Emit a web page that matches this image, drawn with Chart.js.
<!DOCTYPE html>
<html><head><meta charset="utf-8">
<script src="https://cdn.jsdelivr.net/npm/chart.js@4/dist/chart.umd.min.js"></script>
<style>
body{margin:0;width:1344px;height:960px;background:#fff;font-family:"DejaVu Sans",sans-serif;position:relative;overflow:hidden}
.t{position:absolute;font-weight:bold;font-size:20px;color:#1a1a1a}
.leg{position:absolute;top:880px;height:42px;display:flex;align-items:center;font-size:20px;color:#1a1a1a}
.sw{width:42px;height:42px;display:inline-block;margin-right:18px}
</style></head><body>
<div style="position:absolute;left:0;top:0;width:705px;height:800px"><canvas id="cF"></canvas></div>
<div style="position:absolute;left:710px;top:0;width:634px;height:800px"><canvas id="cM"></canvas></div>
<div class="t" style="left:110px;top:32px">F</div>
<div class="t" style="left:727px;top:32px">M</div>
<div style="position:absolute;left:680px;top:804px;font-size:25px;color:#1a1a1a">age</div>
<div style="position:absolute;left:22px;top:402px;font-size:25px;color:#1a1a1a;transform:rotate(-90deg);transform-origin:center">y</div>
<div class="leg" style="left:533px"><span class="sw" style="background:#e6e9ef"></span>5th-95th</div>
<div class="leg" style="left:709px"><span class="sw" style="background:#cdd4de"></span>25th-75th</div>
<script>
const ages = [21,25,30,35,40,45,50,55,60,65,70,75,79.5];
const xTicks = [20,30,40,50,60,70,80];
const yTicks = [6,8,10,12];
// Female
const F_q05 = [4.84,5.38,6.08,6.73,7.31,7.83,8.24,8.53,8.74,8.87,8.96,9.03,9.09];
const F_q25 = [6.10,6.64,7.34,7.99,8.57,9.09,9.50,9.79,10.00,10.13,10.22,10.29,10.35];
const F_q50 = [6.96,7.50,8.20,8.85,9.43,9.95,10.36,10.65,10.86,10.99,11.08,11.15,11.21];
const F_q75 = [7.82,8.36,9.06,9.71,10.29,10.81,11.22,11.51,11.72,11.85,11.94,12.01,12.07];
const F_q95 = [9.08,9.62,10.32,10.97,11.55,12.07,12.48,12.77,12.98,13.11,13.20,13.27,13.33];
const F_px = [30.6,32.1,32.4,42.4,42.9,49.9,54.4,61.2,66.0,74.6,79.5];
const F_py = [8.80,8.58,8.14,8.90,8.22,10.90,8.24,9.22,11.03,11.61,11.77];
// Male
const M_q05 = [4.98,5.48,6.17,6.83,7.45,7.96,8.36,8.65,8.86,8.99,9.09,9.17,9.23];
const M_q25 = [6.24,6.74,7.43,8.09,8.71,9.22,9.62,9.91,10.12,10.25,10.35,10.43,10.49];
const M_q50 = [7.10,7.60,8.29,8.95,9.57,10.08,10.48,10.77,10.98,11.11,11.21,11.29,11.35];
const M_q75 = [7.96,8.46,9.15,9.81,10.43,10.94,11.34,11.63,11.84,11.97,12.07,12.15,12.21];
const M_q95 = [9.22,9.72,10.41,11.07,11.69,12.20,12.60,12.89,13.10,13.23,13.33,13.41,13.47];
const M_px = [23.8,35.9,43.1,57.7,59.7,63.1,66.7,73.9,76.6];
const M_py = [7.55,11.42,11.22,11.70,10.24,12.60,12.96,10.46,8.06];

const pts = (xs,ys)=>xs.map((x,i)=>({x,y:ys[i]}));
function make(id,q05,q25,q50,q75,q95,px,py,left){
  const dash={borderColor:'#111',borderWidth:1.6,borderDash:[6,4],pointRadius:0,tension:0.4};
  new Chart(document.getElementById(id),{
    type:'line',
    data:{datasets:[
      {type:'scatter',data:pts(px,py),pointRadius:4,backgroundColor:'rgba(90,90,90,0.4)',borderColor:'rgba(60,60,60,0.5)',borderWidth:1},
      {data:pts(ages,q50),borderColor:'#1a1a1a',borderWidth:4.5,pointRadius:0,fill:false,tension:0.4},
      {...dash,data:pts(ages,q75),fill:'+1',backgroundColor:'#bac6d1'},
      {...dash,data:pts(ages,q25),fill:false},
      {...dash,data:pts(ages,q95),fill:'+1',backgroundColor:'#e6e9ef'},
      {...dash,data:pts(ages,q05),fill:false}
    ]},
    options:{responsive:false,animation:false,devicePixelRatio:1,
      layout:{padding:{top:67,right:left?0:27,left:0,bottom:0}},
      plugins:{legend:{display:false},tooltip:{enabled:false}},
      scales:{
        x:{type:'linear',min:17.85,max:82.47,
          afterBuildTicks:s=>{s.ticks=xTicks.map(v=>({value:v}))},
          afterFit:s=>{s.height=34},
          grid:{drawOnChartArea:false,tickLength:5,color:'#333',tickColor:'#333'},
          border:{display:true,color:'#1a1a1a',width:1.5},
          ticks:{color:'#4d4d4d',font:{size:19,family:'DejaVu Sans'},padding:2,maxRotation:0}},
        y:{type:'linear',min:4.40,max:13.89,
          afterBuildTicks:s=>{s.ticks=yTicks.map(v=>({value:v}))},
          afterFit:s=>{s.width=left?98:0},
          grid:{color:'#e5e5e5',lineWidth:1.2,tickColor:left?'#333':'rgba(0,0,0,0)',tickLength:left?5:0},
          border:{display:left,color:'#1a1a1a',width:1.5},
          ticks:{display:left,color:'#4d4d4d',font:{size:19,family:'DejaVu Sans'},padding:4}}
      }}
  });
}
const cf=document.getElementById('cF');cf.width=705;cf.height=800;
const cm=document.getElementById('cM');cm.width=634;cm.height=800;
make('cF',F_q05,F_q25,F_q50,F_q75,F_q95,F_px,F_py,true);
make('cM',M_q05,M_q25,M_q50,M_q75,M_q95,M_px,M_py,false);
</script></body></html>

-- What you have to do --
Extract each line of the material exactly as it stands.

-- Full output --
Emit a web page that matches this image, drawn with Chart.js.
<!DOCTYPE html>
<html><head><meta charset="utf-8">
<script src="https://cdn.jsdelivr.net/npm/chart.js@4/dist/chart.umd.min.js"></script>
<style>
body{margin:0;width:1344px;height:960px;background:#fff;font-family:"DejaVu Sans",sans-serif;position:relative;overflow:hidden}
.t{position:absolute;font-weight:bold;font-size:20px;color:#1a1a1a}
.leg{position:absolute;top:880px;height:42px;display:flex;align-items:center;font-size:20px;color:#1a1a1a}
.sw{width:42px;height:42px;display:inline-block;margin-right:18px}
</style></head><body>
<div style="position:absolute;left:0;top:0;width:705px;height:800px"><canvas id="cF"></canvas></div>
<div style="position:absolute;left:710px;top:0;width:634px;height:800px"><canvas id="cM"></canvas></div>
<div class="t" style="left:110px;top:32px">F</div>
<div class="t" style="left:727px;top:32px">M</div>
<div style="position:absolute;left:680px;top:804px;font-size:25px;color:#1a1a1a">age</div>
<div style="position:absolute;left:22px;top:402px;font-size:25px;color:#1a1a1a;transform:rotate(-90deg);transform-origin:center">y</div>
<div class="leg" style="left:533px"><span class="sw" style="background:#e6e9ef"></span>5th-95th</div>
<div class="leg" style="left:709px"><span class="sw" style="background:#cdd4de"></span>25th-75th</div>
<script>
const ages = [21,25,30,35,40,45,50,55,60,65,70,75,79.5];
const xTicks = [20,30,40,50,60,70,80];
const yTicks = [6,8,10,12];
// Female
const F_q05 = [4.84,5.38,6.08,6.73,7.31,7.83,8.24,8.53,8.74,8.87,8.96,9.03,9.09];
const F_q25 = [6.10,6.64,7.34,7.99,8.57,9.09,9.50,9.79,10.00,10.13,10.22,10.29,10.35];
const F_q50 = [6.96,7.50,8.20,8.85,9.43,9.95,10.36,10.65,10.86,10.99,11.08,11.15,11.21];
const F_q75 = [7.82,8.36,9.06,9.71,10.29,10.81,11.22,11.51,11.72,11.85,11.94,12.01,12.07];
const F_q95 = [9.08,9.62,10.32,10.97,11.55,12.07,12.48,12.77,12.98,13.11,13.20,13.27,13.33];
const F_px = [30.6,32.1,32.4,42.4,42.9,49.9,54.4,61.2,66.0,74.6,79.5];
const F_py = [8.80,8.58,8.14,8.90,8.22,10.90,8.24,9.22,11.03,11.61,11.77];
// Male
const M_q05 = [4.98,5.48,6.17,6.83,7.45,7.96,8.36,8.65,8.86,8.99,9.09,9.17,9.23];
const M_q25 = [6.24,6.74,7.43,8.09,8.71,9.22,9.62,9.91,10.12,10.25,10.35,10.43,10.49];
const M_q50 = [7.10,7.60,8.29,8.95,9.57,10.08,10.48,10.77,10.98,11.11,11.21,11.29,11.35];
const M_q75 = [7.96,8.46,9.15,9.81,10.43,10.94,11.34,11.63,11.84,11.97,12.07,12.15,12.21];
const M_q95 = [9.22,9.72,10.41,11.07,11.69,12.20,12.60,12.89,13.10,13.23,13.33,13.41,13.47];
const M_px = [23.8,35.9,43.1,57.7,59.7,63.1,66.7,73.9,76.6];
const M_py = [7.55,11.42,11.22,11.70,10.24,12.60,12.96,10.46,8.06];

const pts = (xs,ys)=>xs.map((x,i)=>({x,y:ys[i]}));
function make(id,q05,q25,q50,q75,q95,px,py,left){
  const dash={borderColor:'#111',borderWidth:1.6,borderDash:[6,4],pointRadius:0,tension:0.4};
  new Chart(document.getElementById(id),{
    type:'line',
    data:{datasets:[
      {type:'scatter',data:pts(px,py),pointRadius:4,backgroundColor:'rgba(90,90,90,0.4)',borderColor:'rgba(60,60,60,0.5)',borderWidth:1},
      {data:pts(ages,q50),borderColor:'#1a1a1a',borderWidth:4.5,pointRadius:0,fill:false,tension:0.4},
      {...dash,data:pts(ages,q75),fill:'+1',backgroundColor:'#bac6d1'},
      {...dash,data:pts(ages,q25),fill:false},
      {...dash,data:pts(ages,q95),fill:'+1',backgroundColor:'#e6e9ef'},
      {...dash,data:pts(ages,q05),fill:false}
    ]},
    options:{responsive:false,animation:false,devicePixelRatio:1,
      layout:{padding:{top:67,right:left?0:27,left:0,bottom:0}},
      plugins:{legend:{display:false},tooltip:{enabled:false}},
      scales:{
        x:{type:'linear',min:17.85,max:82.47,
          afterBuildTicks:s=>{s.ticks=xTicks.map(v=>({value:v}))},
          afterFit:s=>{s.height=34},
          grid:{drawOnChartArea:false,tickLength:5,color:'#333',tickColor:'#333'},
          border:{display:true,color:'#1a1a1a',width:1.5},
          ticks:{color:'#4d4d4d',font:{size:19,family:'DejaVu Sans'},padding:2,maxRotation:0}},
        y:{type:'linear',min:4.40,max:13.89,
          afterBuildTicks:s=>{s.ticks=yTicks.map(v=>({value:v}))},
          afterFit:s=>{s.width=left?98:0},
          grid:{color:'#e5e5e5',lineWidth:1.2,tickColor:left?'#333':'rgba(0,0,0,0)',tickLength:left?5:0},
          border:{display:left,color:'#1a1a1a',width:1.5},
          ticks:{display:left,color:'#4d4d4d',font:{size:19,family:'DejaVu Sans'},padding:4}}
      }}
  });
}
const cf=document.getElementById('cF');cf.width=705;cf.height=800;
const cm=document.getElementById('cM');cm.width=634;cm.height=800;
make('cF',F_q05,F_q25,F_q50,F_q75,F_q95,F_px,F_py,true);
make('cM',M_q05,M_q25,M_q50,M_q75,M_q95,M_px,M_py,false);
</script></body></html>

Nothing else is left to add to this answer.